ギリシャ神話において、自分の力を過信し、神に挑んだり近付いた者はことごとく破滅に陥っています。アポロンと音楽勝負をしたマルシュアスは皮剥ぎとなり、父アポロンの二輪車に乗った息子パエトンは焼け死に、太陽に近付きすぎたイカロスは墜落死し、美を自慢したメデューサは怪物に変えられてしまいました。旧約聖書でも神に近付いたバベルの塔は言語をかき乱され、イスラエルの人は幾度となく神の罰を受けています。それらは神々は崇高な存在だから、決して驕ってはいけない。自尊心を持たず、謙遜に生きなさい。

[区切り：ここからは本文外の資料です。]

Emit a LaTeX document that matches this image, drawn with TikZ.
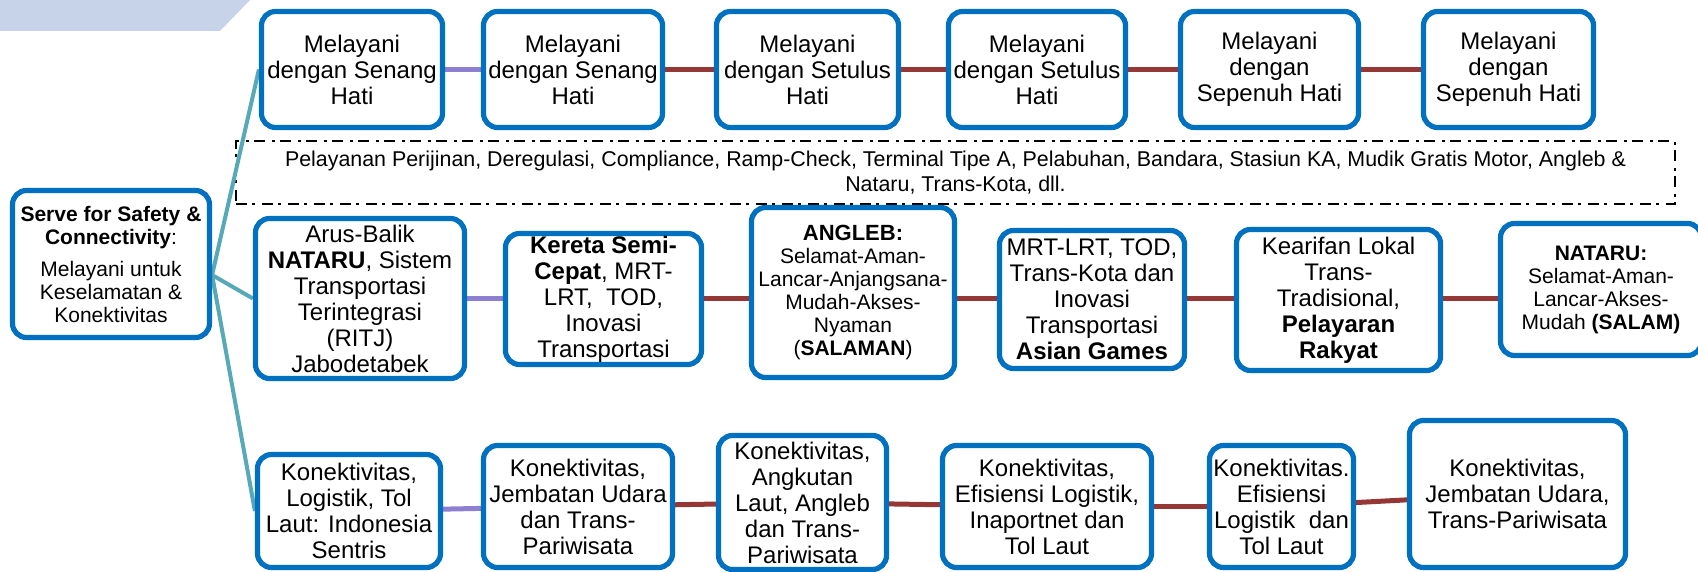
\documentclass[tikz,border=0pt]{standalone}
\usepackage{fontspec}
\setmainfont{Liberation Sans}
\usetikzlibrary{calc,backgrounds}
\definecolor{boxblue}{HTML}{0070C0}
\definecolor{purp}{HTML}{8E7FD0}
\definecolor{dred}{HTML}{953735}
\definecolor{tealline}{HTML}{57A9B7}
\definecolor{band}{HTML}{C6D3E8}
\newcommand\fbig{\fontsize{12}{13}\selectfont}
\newcommand\fmid{\fontsize{10.5}{11.5}\selectfont}
\newcommand\fdash{\fontsize{10.7}{12.5}\selectfont}
\begin{document}
\begin{tikzpicture}[x=0.5pt,y=-0.5pt,
  box/.style={draw=boxblue, line width=2.6pt, rounded corners=7pt, fill=white,
    align=center, inner sep=0pt, font=\fbig, text=black},
  dashbox/.style={draw=black, line width=1.1pt,
    dash pattern=on 5.5pt off 2.5pt on 1.5pt off 3.5pt,
    align=center, inner sep=0pt, font=\fdash, text=black},
  purpline/.style={draw=purp, line width=2.5pt},
  redline/.style={draw=dred, line width=2.5pt},
  tline/.style={draw=tealline, line width=2pt}
]
\useasboundingbox (0,0) rectangle (1698,572);
\clip (0,0) rectangle (1698,572);

% top band
\fill[band] (0,0) -- (250,0) -- (220,31) -- (0,31) -- cycle;

% root
\node[box, font=\fmid, minimum width=98.5pt, minimum height=73.5pt] (root) at (111,264)
  {\textbf{Serve for Safety \&}\\ \textbf{Connectivity}:\\[4.5pt] Melayani untuk\\ Keselamatan \&\\ Konektivitas};

% top row
\node[box, minimum width=90.5pt, minimum height=58pt] (T1) at (352,69.5) {Melayani\\ dengan Senang\\ Hati};
\node[box, minimum width=89.5pt, minimum height=58pt] (T2) at (573,69.5) {Melayani\\ dengan Senang\\ Hati};
\node[box, minimum width=91pt, minimum height=58pt] (T3) at (807.5,69.5) {Melayani\\ dengan Setulus\\ Hati};
\node[box, minimum width=88.5pt, minimum height=58pt] (T4) at (1037,69.5) {Melayani\\ dengan Setulus\\ Hati};
\node[box, minimum width=89pt, minimum height=58pt] (T5) at (1269.5,69.5) {Melayani\\ dengan\\ Sepenuh Hati};
\node[box, minimum width=85pt, minimum height=58pt] (T6) at (1508.5,69.5) {Melayani\\ dengan\\ Sepenuh Hati};

% middle row
\node[box, minimum width=104.5pt, minimum height=80pt] (M1) at (360,298.5)
  {Arus-Balik\\ \textbf{NATARU}, Sistem\\ Transportasi\\ Terintegrasi\\ (RITJ)\\ Jabodetabek};
\node[box, minimum width=98pt, minimum height=65.5pt] (M2) at (603.5,299)
  {\textbf{Kereta Semi-}\\ \textbf{Cepat}, MRT-\\ LRT,~ TOD,\\ Inovasi\\ Transportasi};
\node[box, font=\fmid, minimum width=101.5pt, minimum height=85pt] (M3) at (853,292.5)
  {\textbf{\fontsize{11}{12}\selectfont ANGLEB:}\\ Selamat-Aman-\\ Lancar-Anjangsana-\\ Mudah-Akses-\\ Nyaman\\ (\textbf{SALAMAN})};
\node[box, minimum width=92.5pt, minimum height=69pt] (M4) at (1092,299.5)
  {MRT-LRT, TOD,\\ Trans-Kota dan\\ Inovasi\\ Transportasi\\ \textbf{Asian Games}};
\node[box, minimum width=102pt, minimum height=70.5pt] (M5) at (1338.5,300)
  {Kearifan Lokal\\ Trans-\\ Tradisional,\\ \textbf{Pelayaran}\\ \textbf{Rakyat}};
\node[box, font=\fmid, minimum width=100.5pt, minimum height=66pt] (M6) at (1601,289.5)
  {\textbf{NATARU:}\\ Selamat-Aman-\\ Lancar-Akses-\\ Mudah \textbf{(SALAM)}};

% bottom row
\node[box, minimum width=91.5pt, minimum height=56.5pt] (B1) at (349,511)
  {Konektivitas,\\ Logistik, Tol\\ Laut: Indonesia\\ Sentris};
\node[box, minimum width=94.5pt, minimum height=61pt] (B2) at (578,506.5)
  {Konektivitas,\\ Jembatan Udara\\ dan Trans-\\ Pariwisata};
\node[box, minimum width=84pt, minimum height=67pt] (B3) at (802.5,502.5)
  {Konektivitas,\\ Angkutan\\ Laut, Angleb\\ dan Trans-\\ Pariwisata};
\node[box, minimum width=104.5pt, minimum height=61pt] (B4) at (1047,506.5)
  {Konektivitas,\\ Efisiensi Logistik,\\ Inaportnet dan\\ Tol Laut};
\node[box, minimum width=72pt, minimum height=61pt] (B5) at (1281.5,506.5)
  {Konektivitas.\\ Efisiensi\\ Logistik~ dan\\ Tol Laut};
\node[box, minimum width=108pt, minimum height=73.5pt] (B6) at (1517.5,494)
  {Konektivitas,\\ Jembatan Udara,\\ Trans-Pariwisata};

\begin{pgfonlayer}{background}
  \node[dashbox, minimum width=719.5pt, minimum height=31.5pt] (D) at (955.5,172.5)
    {Pelayanan Perijinan, Deregulasi, Compliance, Ramp-Check, Terminal Tipe A, Pelabuhan, Bandara, Stasiun KA, Mudik Gratis Motor, Angleb \&\\ Nataru, Trans-Kota, dll.};
  \coordinate (hub) at ($(root.east)+(0,11)$);
  \coordinate (mrow) at (0,299);
  \draw[tline] (hub) -- (T1.west);
  \draw[tline] (hub) -- (M1.west);
  \draw[tline] (hub) -- (B1.west);
  % top row connectors
  \draw[purpline] (T1) -- (T2);
  \draw[redline] (T2) -- (T3);
  \draw[redline] (T3) -- (T4);
  \draw[redline] (T4) -- (T5);
  \draw[redline] (T5) -- (T6);
  % middle row connectors
  \draw[purpline] (M1.east |- mrow) -- (M2.west |- mrow);
  \draw[redline] (M2.east |- mrow) -- (M3.west |- mrow);
  \draw[redline] (M3.east |- mrow) -- (M4.west |- mrow);
  \draw[redline] (M4.east |- mrow) -- (M5.west |- mrow);
  \draw[redline] (M5.east |- mrow) -- (M6.west |- mrow);
  % bottom row connectors
  \draw[purpline] (B1) -- (B2);
  \draw[redline] (B2) -- (B3);
  \draw[redline] (B3) -- (B4);
  \draw[redline] (B4) -- (B5);
  \draw[redline] (B5) -- (B6);
\end{pgfonlayer}
\end{tikzpicture}
\end{document}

という強いメッセージが込められています。
確かに傲慢はいけないことですが、崇高なるものに挑戦する向上心はあってもいいのでは・・・と私は思ってしまいます。向上心がなくては、人間は成長できません。時には上の存在に楯突き、自分の意志を貫くことも必要のように思います。(それは非常に難しいことですが・・・) ベラスケスの作品は、芸術の神に対する挑戦が暗喩として込められているとされています。アテナよりもアラクネを肯定的に描いているように見えるのは、私だけではないはずです。イカロスも太陽に近付いた勇気ある若者として語られることもあります。
神に挑戦した愚者は、同時に勇者でもあるのではないでしょうか。